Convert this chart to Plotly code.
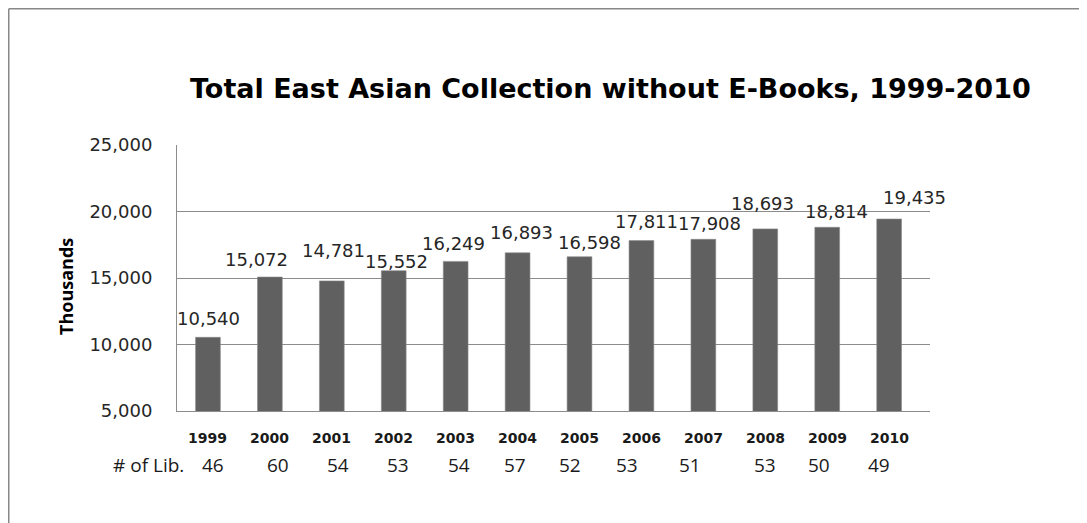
import plotly.graph_objects as go

# ---- data ----
years = [1999, 2000, 2001, 2002, 2003, 2004, 2005, 2006, 2007, 2008, 2009, 2010]
collection_thousands = [10540, 15072, 14781, 15552, 16249, 16893, 16598, 17811, 17908, 18693, 18814, 19435]
num_libraries = [46, 60, 54, 53, 54, 57, 52, 53, 51, 53, 50, 49]
title_text = "Total East Asian Collection without E-Books, 1999-2010"
y_title = "Thousands"
lib_row_label = "# of Lib."
y_ticks = [5000, 10000, 15000, 20000, 25000]

# ---- styling (label nudges, in pixels) ----
label_dx = [1, -13, 2, 3, -2, 4, 10, 5, 6, -3, 9, 25]
label_dy = [19, 18, 30, 9, 18, 20, 14, 19, 16, 25, 16, 22]
lib_dx = [5, 8, 6, 4, 3, -3, -10, -14, -13, 0, -8, -10]

OFF = 8  # page body margin
W, H = 1087 - OFF, 523 - OFF
# plot area in page pixels
PL, PR, PT, PB = 177, 930, 145, 411
L, R, T, B = PL - OFF, PR - OFF, PT - OFF, PB - OFF


def px_x(px):  # page pixel -> paper x
    return (px - OFF - L) / (R - L)


def px_y(py):  # page pixel -> paper y
    return (B - (py - OFF)) / (B - T)


num_font = "DejaVu Sans"
txt_font = "Open Sans"

fig = go.Figure()
fig.add_trace(go.Bar(
    x=years, y=collection_thousands, width=0.4,
    marker=dict(color="#606060", line=dict(color="#8a8a8a", width=0.6)),
    hoverinfo="x+y", showlegend=False,
))

annotations = []
# data labels
for yr, v, dx, dy in zip(years, collection_thousands, label_dx, label_dy):
    annotations.append(dict(
        x=yr, y=v, xref="x", yref="y", text=f"{v:,}", showarrow=False,
        xanchor="center", yanchor="middle", xshift=dx, yshift=dy,
        font=dict(family=num_font, size=18, color="#262626"),
    ))
# year labels
for yr in years:
    annotations.append(dict(
        x=yr, y=px_y(438), xref="x", yref="paper", text=str(yr), showarrow=False,
        xanchor="center", yanchor="middle",
        font=dict(family=num_font, size=14, color="#1a1a1a", weight="bold"),
    ))
# number of libraries row
for yr, n, dx in zip(years, num_libraries, lib_dx):
    annotations.append(dict(
        x=yr, y=px_y(465), xref="x", yref="paper", text=str(n), showarrow=False,
        xanchor="center", yanchor="middle", xshift=dx,
        font=dict(family=txt_font, size=19, color="#1a1a1a"),
    ))
annotations.append(dict(
    x=px_x(186), y=px_y(465), xref="paper", yref="paper", text=lib_row_label,
    showarrow=False, xanchor="right", yanchor="middle",
    font=dict(family=txt_font, size=19, color="#1a1a1a"),
))
# title
annotations.append(dict(
    x=px_x(610), y=px_y(88), xref="paper", yref="paper", text=f"<b>{title_text}</b>",
    showarrow=False, xanchor="center", yanchor="middle",
    font=dict(family=num_font, size=27, color="#000000"),
))
# y-axis title
annotations.append(dict(
    x=px_x(66), y=px_y(287), xref="paper", yref="paper", text=f"<b>{y_title}</b>",
    showarrow=False, xanchor="center", yanchor="middle", textangle=-90,
    font=dict(family=txt_font, size=18, color="#000000"),
))

# outer chart border (only top and left edges visible)
shapes = [
    dict(type="line", xref="paper", yref="paper", x0=px_x(8.75), x1=px_x(1120),
         y0=px_y(8.75), y1=px_y(8.75), line=dict(color="#888888", width=1.5)),
    dict(type="line", xref="paper", yref="paper", x0=px_x(8.75), x1=px_x(8.75),
         y0=px_y(8.75), y1=px_y(560), line=dict(color="#888888", width=1.5)),
]

fig.update_layout(
    width=W, height=H,
    margin=dict(l=L, r=W - R, t=T, b=H - B, pad=0),
    paper_bgcolor="white", plot_bgcolor="white",
    annotations=annotations, shapes=shapes,
    bargap=0.6,
    xaxis=dict(
        range=[1998.5, 2010.66], showticklabels=False, showgrid=False,
        zeroline=False, showline=True, linecolor="#8c8c8c", linewidth=1,
        ticks="", fixedrange=True,
    ),
    yaxis=dict(
        range=[5000, 25000], tickvals=y_ticks, ticktext=[f"{t:,}" for t in y_ticks],
        showgrid=True, gridcolor="#8c8c8c", gridwidth=1, zeroline=False,
        showline=True, linecolor="#8c8c8c", linewidth=1, ticks="",
        ticklabelstandoff=20,
        tickfont=dict(family=num_font, size=18, color="#262626"),
        fixedrange=True,
    ),
)

fig.write_html("out.html")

Directions for this task — Transcribe all of the material exactly, leaving out whatever pictures it contains.

Exercise output —
Convert this chart to Plotly code.
import plotly.graph_objects as go

# ---- data ----
years = [1999, 2000, 2001, 2002, 2003, 2004, 2005, 2006, 2007, 2008, 2009, 2010]
collection_thousands = [10540, 15072, 14781, 15552, 16249, 16893, 16598, 17811, 17908, 18693, 18814, 19435]
num_libraries = [46, 60, 54, 53, 54, 57, 52, 53, 51, 53, 50, 49]
title_text = "Total East Asian Collection without E-Books, 1999-2010"
y_title = "Thousands"
lib_row_label = "# of Lib."
y_ticks = [5000, 10000, 15000, 20000, 25000]

# ---- styling (label nudges, in pixels) ----
label_dx = [1, -13, 2, 3, -2, 4, 10, 5, 6, -3, 9, 25]
label_dy = [19, 18, 30, 9, 18, 20, 14, 19, 16, 25, 16, 22]
lib_dx = [5, 8, 6, 4, 3, -3, -10, -14, -13, 0, -8, -10]

OFF = 8  # page body margin
W, H = 1087 - OFF, 523 - OFF
# plot area in page pixels
PL, PR, PT, PB = 177, 930, 145, 411
L, R, T, B = PL - OFF, PR - OFF, PT - OFF, PB - OFF


def px_x(px):  # page pixel -> paper x
    return (px - OFF - L) / (R - L)


def px_y(py):  # page pixel -> paper y
    return (B - (py - OFF)) / (B - T)


num_font = "DejaVu Sans"
txt_font = "Open Sans"

fig = go.Figure()
fig.add_trace(go.Bar(
    x=years, y=collection_thousands, width=0.4,
    marker=dict(color="#606060", line=dict(color="#8a8a8a", width=0.6)),
    hoverinfo="x+y", showlegend=False,
))

annotations = []
# data labels
for yr, v, dx, dy in zip(years, collection_thousands, label_dx, label_dy):
    annotations.append(dict(
        x=yr, y=v, xref="x", yref="y", text=f"{v:,}", showarrow=False,
        xanchor="center", yanchor="middle", xshift=dx, yshift=dy,
        font=dict(family=num_font, size=18, color="#262626"),
    ))
# year labels
for yr in years:
    annotations.append(dict(
        x=yr, y=px_y(438), xref="x", yref="paper", text=str(yr), showarrow=False,
        xanchor="center", yanchor="middle",
        font=dict(family=num_font, size=14, color="#1a1a1a", weight="bold"),
    ))
# number of libraries row
for yr, n, dx in zip(years, num_libraries, lib_dx):
    annotations.append(dict(
        x=yr, y=px_y(465), xref="x", yref="paper", text=str(n), showarrow=False,
        xanchor="center", yanchor="middle", xshift=dx,
        font=dict(family=txt_font, size=19, color="#1a1a1a"),
    ))
annotations.append(dict(
    x=px_x(186), y=px_y(465), xref="paper", yref="paper", text=lib_row_label,
    showarrow=False, xanchor="right", yanchor="middle",
    font=dict(family=txt_font, size=19, color="#1a1a1a"),
))
# title
annotations.append(dict(
    x=px_x(610), y=px_y(88), xref="paper", yref="paper", text=f"<b>{title_text}</b>",
    showarrow=False, xanchor="center", yanchor="middle",
    font=dict(family=num_font, size=27, color="#000000"),
))
# y-axis title
annotations.append(dict(
    x=px_x(66), y=px_y(287), xref="paper", yref="paper", text=f"<b>{y_title}</b>",
    showarrow=False, xanchor="center", yanchor="middle", textangle=-90,
    font=dict(family=txt_font, size=18, color="#000000"),
))

# outer chart border (only top and left edges visible)
shapes = [
    dict(type="line", xref="paper", yref="paper", x0=px_x(8.75), x1=px_x(1120),
         y0=px_y(8.75), y1=px_y(8.75), line=dict(color="#888888", width=1.5)),
    dict(type="line", xref="paper", yref="paper", x0=px_x(8.75), x1=px_x(8.75),
         y0=px_y(8.75), y1=px_y(560), line=dict(color="#888888", width=1.5)),
]

fig.update_layout(
    width=W, height=H,
    margin=dict(l=L, r=W - R, t=T, b=H - B, pad=0),
    paper_bgcolor="white", plot_bgcolor="white",
    annotations=annotations, shapes=shapes,
    bargap=0.6,
    xaxis=dict(
        range=[1998.5, 2010.66], showticklabels=False, showgrid=False,
        zeroline=False, showline=True, linecolor="#8c8c8c", linewidth=1,
        ticks="", fixedrange=True,
    ),
    yaxis=dict(
        range=[5000, 25000], tickvals=y_ticks, ticktext=[f"{t:,}" for t in y_ticks],
        showgrid=True, gridcolor="#8c8c8c", gridwidth=1, zeroline=False,
        showline=True, linecolor="#8c8c8c", linewidth=1, ticks="",
        ticklabelstandoff=20,
        tickfont=dict(family=num_font, size=18, color="#262626"),
        fixedrange=True,
    ),
)

fig.write_html("out.html")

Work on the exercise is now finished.